Purpose appears as a recurring motif. At the beginning of the trip, aimless in his studies, Christian borrows from Josh’s thesis about the locals. Dani searches for respite from her grief. As the solstice ceremonies commence, Dani’s breakdowns give way to dreams and contemplations. Visible early in the film, bedsheets and wall coverings in her parents’ house, as well as a painting gifted to Dani, suggest an ancestral connection to this place. One of them finds meaning out of all this, but not in the way you think. You could say the writing is literally on the wall(s).
Unlike HEREDITARY, a narrative sequence through which a straight line can be drawn, MIDSOMMAR vaguely attempts to weave together several threads. The plot depends heavily on an impromptu motivation for a lengthy trip, Dani’s serendipitous decision to embark with Christian and friends, and the unexplained family tragedy—pay close attention to the use of color².
Sometimes adaptations work. Sometimes not. Whether for topicality or sensationalism, Aster rewrites Christian’s sister into a girlfriend, Danes into Americans. Driving the bridge from Copenhagen to Malmö makes much more sense than five college students spending, at minimum, $500 airfare each only to rent a car for a half-day drive from Stockholm into the middle of nowhere. On the one hand Aster fleshes out a more elaborate story than your standard dead-sister’s-ghost-ruins-your-vacation plot. On the other, it’s unclear whether Aster can manage all the details he’s added. Aster’s MIDSOMMAR is substantively different from its predecessor, but not as coherent a vision as Guadagnino’s re-imagining of Dario Argento’s SUSPIRIA.
Still, it’s interestingly done. The students comments often manifest as off-camera voice overs, as though we’re hearing their thoughts. The original focuses on supernatural horror—everything from a character deep into reading The Celestine Prophecy to the sister’s relentless haunting of her brother. Here, we see rituals, presided over by strange elders including the famous Swedish actor Björn Andrèsen (DEATH IN VENICE), but all of the horrors are explicable, if somewhat loosely. One of the girls casts a “love spell” involving some ingredients I won’t name—not because they’re spoilers but because laptops cost money and it’d be a shame if you vomited all over yours. It’s established by the trippy pitstop that psychotropics are abundant in the region. In a sense, it’s a movie about date rape, but with male victims. But it’s not a revenge film. The twist turns cultural and gender roles on their heads, de-normalizing the act, so we can see it for what it is.
Of greatest import, perhaps, are the performances by Poulter and Pugh. Both British actors, their take on American coeds is stunningly accurate. Mark’s deadpan quips arise out of cynicism not malice. Dani’s emotional outbursts aren’t the hysterics common to women’s roles. Visceral paroxysms of grief—that sort of hyperventilating wail over the phone telegraphing Dani’s state of mind—indelibly linger in ours.

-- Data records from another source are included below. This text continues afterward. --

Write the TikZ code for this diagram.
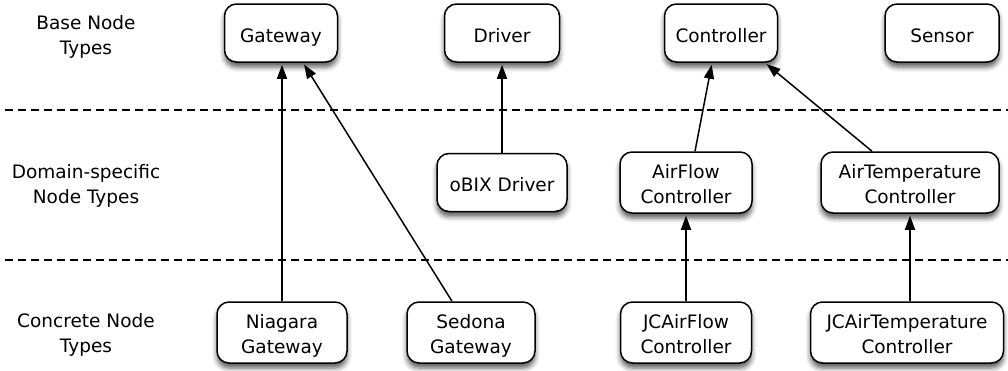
\documentclass[tikz,border=0pt]{standalone}
\usepackage{fontspec}
\setmainfont{DejaVu Sans}
\usetikzlibrary{arrows.meta,shadows.blur}

\begin{document}
\begin{tikzpicture}[x=1pt,y=-1pt,
    typebox/.style={draw, line width=1.5pt, rounded corners=12pt, fill=white,
      minimum height=58pt, inner sep=6pt, align=center,
      font=\fontsize{18.5}{25}\selectfont,
      blur shadow={shadow xshift=0pt, shadow yshift=-5pt, shadow blur radius=5pt, shadow opacity=65}},
    oneline/.style={text height=21pt, text depth=3pt},
    twoline/.style={text height=45pt, text depth=4pt},
    levellabel/.style={align=center, font=\fontsize{18.5}{25}\selectfont},
    inherits/.style={line width=1.5pt, -{Triangle[length=14pt,width=10pt]}, shorten >=2pt},
    layerline/.style={line width=1.4pt, dash pattern=on 8pt off 5pt}]
  \useasboundingbox (0,0) rectangle (1008,370);

  % Layer separators
  \foreach \y in {110,260}
    \draw[layerline] (5,\y) -- (1008,\y);

  % Layer names
  \node[levellabel] (baselbl) at (86,37) {Base Node\\Types};
  \node[levellabel] (domainlbl) at (86,186) {Domain-specific\\Node Types};
  \node[levellabel] (concretelbl) at (86,335) {Concrete Node\\Types};

  % Base node types
  \node[typebox, oneline, minimum width=113pt] (gateway) at (281,33) {Gateway};
  \node[typebox, oneline, minimum width=115pt] (driver) at (502,33) {Driver};
  \node[typebox, oneline, minimum width=113pt] (controller) at (721,33) {Controller};
  \node[typebox, oneline, minimum width=114pt] (sensor) at (942,33) {Sensor};

  % Domain-specific node types
  \node[typebox, oneline, minimum width=130pt] (obix) at (502,182.5) {oBIX Driver};
  \node[typebox, twoline, minimum width=132pt] (airflow) at (686,182.5) {AirFlow\\Controller};
  \node[typebox, twoline, minimum width=178pt] (airtemp) at (910,182.5) {AirTemperature\\Controller};

  % Concrete node types
  \node[typebox, twoline, minimum width=130pt] (niagara) at (282,332.5) {Niagara\\Gateway};
  \node[typebox, twoline, minimum width=128pt] (sedona) at (471,332.5) {Sedona\\Gateway};
  \node[typebox, twoline, minimum width=131pt] (jcairflow) at (686,332.5) {JCAirFlow\\Controller};
  \node[typebox, twoline, minimum width=193pt] (jcairtemp) at (907,332.5) {JCAirTemperature\\Controller};

  % Inheritance arrows
  \draw[inherits] (niagara.north) -- (niagara.north |- gateway.south);
  \draw[inherits] ([xshift=-19pt]sedona.north) -- ([xshift=22pt]gateway.south);
  \draw[inherits] (obix.north) -- (driver.south);
  \draw[inherits] ([xshift=9pt]airflow.north) -- ([xshift=-9pt]controller.south);
  \draw[inherits] ([xshift=-38pt]airtemp.north) -- ([xshift=44pt]controller.south);
  \draw[inherits] (jcairflow.north) -- (airflow.south);
  \draw[inherits] (jcairtemp.north -| airtemp.south) -- (airtemp.south);
\end{tikzpicture}
\end{document}
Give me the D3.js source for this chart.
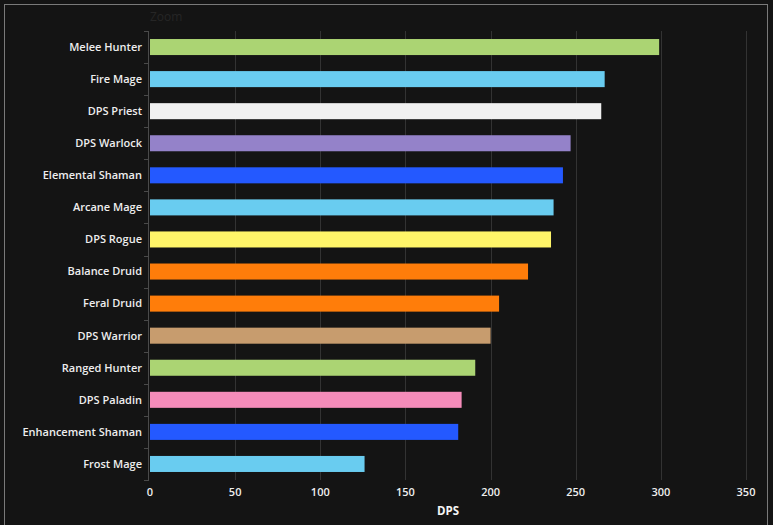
<!DOCTYPE html>
<html><head><meta charset="utf-8">
<script src="https://cdn.jsdelivr.net/npm/d3@7"></script>
<style>
html,body{margin:0;padding:0;background:#141414;}
svg{display:block;}
</style></head>
<body>
<svg id="chart" width="773" height="525"></svg>
<script>
const categories = ["Melee Hunter","Fire Mage","DPS Priest","DPS Warlock","Elemental Shaman","Arcane Mage","DPS Rogue","Balance Druid","Feral Druid","DPS Warrior","Ranged Hunter","DPS Paladin","Enhancement Shaman","Frost Mage"];
const dps = [299,267,265,247,242.5,237,235.5,222,205,200,191,183,181,126];
const barColors = ["#ABD473","#69CCF0","#F0F0F0","#9482C9","#2459FF","#69CCF0","#FFF569","#FF7D0A","#FF7D0A","#C79C6E","#ABD473","#F58CBA","#2459FF","#69CCF0"];
const xTicks = [0,50,100,150,200,250,300,350];
const titleText = "Zoom";
const xTitle = "DPS";

(function () {
const svg = d3.select("#chart");
const W = 773, H = 525;
const mLeft = 150, mRight = 746, mTop = 31, mBottom = 480;
const font = "'Open Sans', 'DejaVu Sans', sans-serif";

svg.append("rect").attr("width", W).attr("height", H).attr("fill", "#141414");
svg.append("rect").attr("x", 4.5).attr("y", 4.5).attr("width", 763).attr("height", 540)
  .attr("fill", "none").attr("stroke", "#7a7a7a").attr("stroke-width", 1);

const x = d3.scaleLinear().domain([0, 350]).range([mLeft, mRight]);
const y = d3.scaleBand().domain(categories).range([mTop, mBottom]).paddingInner(0.5).paddingOuter(0.25);

// gridlines
svg.append("g").selectAll("line").data(xTicks.filter(d => d > 0)).join("line")
  .attr("x1", d => Math.round(x(d)) + 0.5).attr("x2", d => Math.round(x(d)) + 0.5)
  .attr("y1", mTop).attr("y2", mBottom)
  .attr("stroke", "#333").attr("stroke-width", 1);

// bars
svg.append("g").selectAll("rect").data(categories).join("rect")
  .attr("x", x(0))
  .attr("y", d => y(d))
  .attr("width", (d, i) => x(dps[i]) - x(0))
  .attr("height", y.bandwidth())
  .attr("fill", (d, i) => barColors[i]);

// y axis line and ticks at band boundaries
const step = (mBottom - mTop) / categories.length;
const yAxisG = svg.append("g");
yAxisG.append("line").attr("x1", 148.5).attr("x2", 148.5).attr("y1", mTop).attr("y2", mBottom + 1)
  .attr("stroke", "#4a4a4a");
yAxisG.selectAll("line.tk").data(d3.range(categories.length + 1)).join("line").attr("class", "tk")
  .attr("x1", 144).attr("x2", 149)
  .attr("y1", i => Math.round(mTop + i * step) + 0.5).attr("y2", i => Math.round(mTop + i * step) + 0.5)
  .attr("stroke", "#4a4a4a");

// category labels
svg.append("g").selectAll("text").data(categories).join("text")
  .attr("x", 142)
  .attr("y", d => y(d) + y.bandwidth() / 2)
  .attr("dy", "0.35em")
  .attr("text-anchor", "end")
  .attr("fill", "#eeeeee")
  .attr("font-family", font)
  .attr("font-size", "11px")
  .attr("font-weight", 600)
  .text(d => d);

// x tick labels
svg.append("g").selectAll("text").data(xTicks).join("text")
  .attr("x", d => x(d))
  .attr("y", 496)
  .attr("text-anchor", "middle")
  .attr("fill", "#eeeeee")
  .attr("font-family", font)
  .attr("font-size", "11px")
  .attr("font-weight", 600)
  .text(d => d);

// x axis title
svg.append("text")
  .attr("x", (mLeft + mRight) / 2)
  .attr("y", 515)
  .attr("text-anchor", "middle")
  .attr("fill", "#f4f4f4")
  .attr("font-family", font)
  .attr("font-size", "11.5px")
  .attr("font-weight", "bold")
  .text(xTitle);

// title
svg.append("text")
  .attr("x", 150)
  .attr("y", 21)
  .attr("fill", "#262626")
  .attr("font-family", font)
  .attr("font-size", "12px")
  .text(titleText);
})();
</script>
</body></html>
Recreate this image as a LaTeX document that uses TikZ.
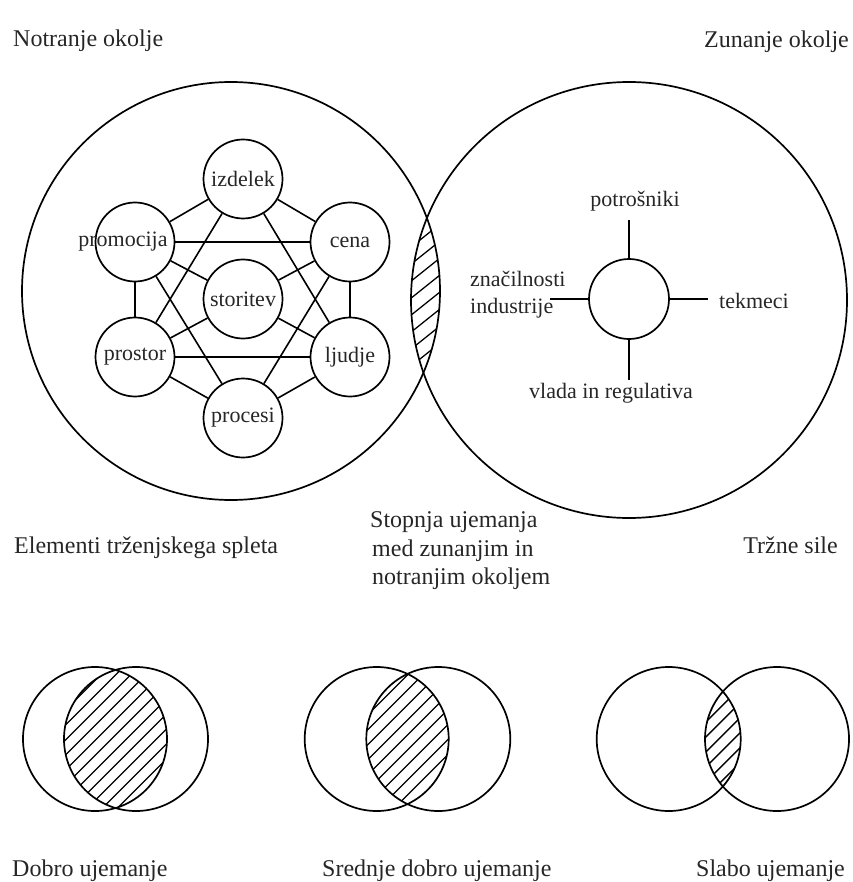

Yet for all its inventiveness and ambition, MIDSOMMAR falls back on tropes—the duplicitous villagers (read: cult) that lures in outsiders for nefarious purposes, the college students plied by drugs and alcohol, the disfigured oracle or otherwise magical person (I’ve never found anything magical about my cerebral palsy, but ok), and the Building No One Is Permitted to Enter But Someone Will Anyway.
Earlier in the film, Pelle mentions, rather peculiarly, that he’s known his brother for as long as he can remember. He also empathizes with Dani’s loss, saying that his parents died in a fire. By the end of this film, those two statements taken together suggest something more unsettling about this place than all of the grotesqueries we actually witness.
- I’m surprised to discover that Hårga is a real place. There’s an annual, provincial festival that celebrates the traditional dance, the Hambo. IMDb reports that none of the location shoots were done in Sweden, however. It’s patently obvious why.
- There are several coincidences between the death of Dani’s parents and a particular rite of passage in the film. However, it feels as though a scene or two might have been snipped, rendering these connections too loose. Consequently, not only does it cast a negative light on mental illness but it fails Roger Ebert’s First Rule of Symbolism, “If you have to ask what it symbolizes, it didn’t.”